Before I give you the details of this study, or even tell you what it’s about, I’m going to give you the surprise ending
first: bullshit. Bullshit, bullshit, bullshit.
Here’s the study:
Researchers found that playing with blocks helps young
children gain language skills. Why the doubt? Why the hostility?
Because this small study was funded by
Mega Bloks, which is owned by Montreal-based toy maker MEGA Brands Inc., who
make … BLOCKS!
Parents who participated in the study were given ideas of
how to play with their children and blocks. They kept diaries of how they
played. And they assessed their children’s language.
Incredibly, language scores for the kids who played with
blocks were 15 percent higher than those who didn’t. So the block makers, who,
remember, funded the study, concluded that unstructured block play stimulates the rapidly developing kid brain. OK, I'll buy that. And that's linked to language development? Hmmm. I'm not convinced.
Maybe the great ideas the “researchers” gave
to the block parents for playing with their children involved hours of one-on-one play and lots of ... talking. "Blue block, punkin', blue block." "Boo bok, mama!" It's working!

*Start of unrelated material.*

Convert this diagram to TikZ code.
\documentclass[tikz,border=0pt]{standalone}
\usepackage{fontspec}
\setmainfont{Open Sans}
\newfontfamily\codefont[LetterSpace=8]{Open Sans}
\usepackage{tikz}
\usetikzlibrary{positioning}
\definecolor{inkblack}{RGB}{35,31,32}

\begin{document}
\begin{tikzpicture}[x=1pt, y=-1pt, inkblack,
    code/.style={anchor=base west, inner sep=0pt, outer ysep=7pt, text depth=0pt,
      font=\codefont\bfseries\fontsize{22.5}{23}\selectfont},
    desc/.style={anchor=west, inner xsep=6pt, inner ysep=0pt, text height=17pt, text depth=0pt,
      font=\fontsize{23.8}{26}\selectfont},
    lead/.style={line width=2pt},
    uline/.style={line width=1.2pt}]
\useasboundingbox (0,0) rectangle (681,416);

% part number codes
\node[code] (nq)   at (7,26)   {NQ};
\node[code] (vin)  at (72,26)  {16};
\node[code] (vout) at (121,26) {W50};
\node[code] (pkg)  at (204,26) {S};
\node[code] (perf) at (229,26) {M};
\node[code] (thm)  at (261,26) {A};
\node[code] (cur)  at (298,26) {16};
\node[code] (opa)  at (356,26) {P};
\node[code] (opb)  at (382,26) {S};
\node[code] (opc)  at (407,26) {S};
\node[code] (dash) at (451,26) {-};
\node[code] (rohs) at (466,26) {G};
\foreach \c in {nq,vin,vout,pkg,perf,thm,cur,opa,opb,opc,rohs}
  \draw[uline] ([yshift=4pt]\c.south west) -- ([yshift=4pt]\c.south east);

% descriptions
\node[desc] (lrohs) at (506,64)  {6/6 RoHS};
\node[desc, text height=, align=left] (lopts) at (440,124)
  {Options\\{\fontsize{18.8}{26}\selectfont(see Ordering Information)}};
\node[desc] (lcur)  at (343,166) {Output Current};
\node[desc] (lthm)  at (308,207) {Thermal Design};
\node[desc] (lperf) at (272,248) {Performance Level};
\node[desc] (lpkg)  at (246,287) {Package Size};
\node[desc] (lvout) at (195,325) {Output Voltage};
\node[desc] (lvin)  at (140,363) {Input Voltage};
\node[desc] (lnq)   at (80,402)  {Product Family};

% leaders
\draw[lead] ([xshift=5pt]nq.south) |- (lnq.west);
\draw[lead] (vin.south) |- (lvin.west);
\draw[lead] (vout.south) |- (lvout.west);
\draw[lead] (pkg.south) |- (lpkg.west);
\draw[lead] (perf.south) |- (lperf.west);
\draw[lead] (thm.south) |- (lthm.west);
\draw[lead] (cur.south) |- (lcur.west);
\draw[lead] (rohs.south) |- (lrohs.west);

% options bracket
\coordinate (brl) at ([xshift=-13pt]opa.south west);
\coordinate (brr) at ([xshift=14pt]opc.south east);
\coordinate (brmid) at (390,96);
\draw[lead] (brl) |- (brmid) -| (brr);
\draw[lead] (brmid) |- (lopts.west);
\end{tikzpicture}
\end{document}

Did they try using trains instead of blocks, because something tells me they'd get the same results. What about sticks? Or cotton balls? Was it the blockiness of the blocks that fired up those synapses and pulled together Subject-Verb word order? Or was it the fact that the television was off and mommy or daddy was sitting there giving baby loads of (no doubt recommended by MEGA researchers) quality face time?

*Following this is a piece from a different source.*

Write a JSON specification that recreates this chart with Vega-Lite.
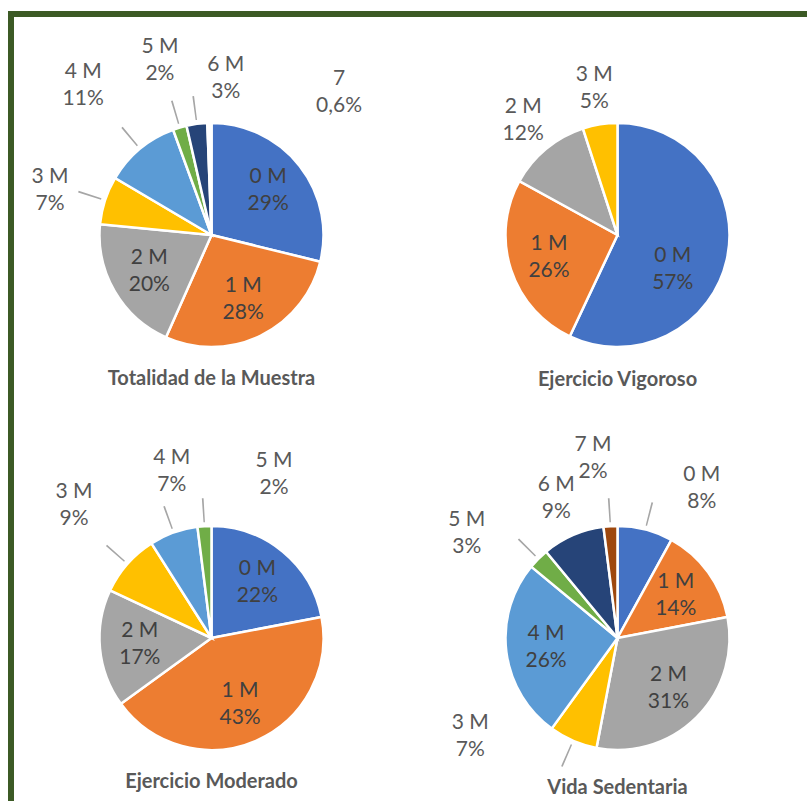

I don't mind that a group studied kids playing
with blocks, which are classic toys undoubtedly beneficial for learning all kinds of neat things. But the researchers were out to find a connection between
playing with blocks (the company's product) and pace of early language
development (a potential marketing hook and every parent's favorite milestone) and they did. Soon, we'll be
reading ads for The Building Blocks of Language by MEGA.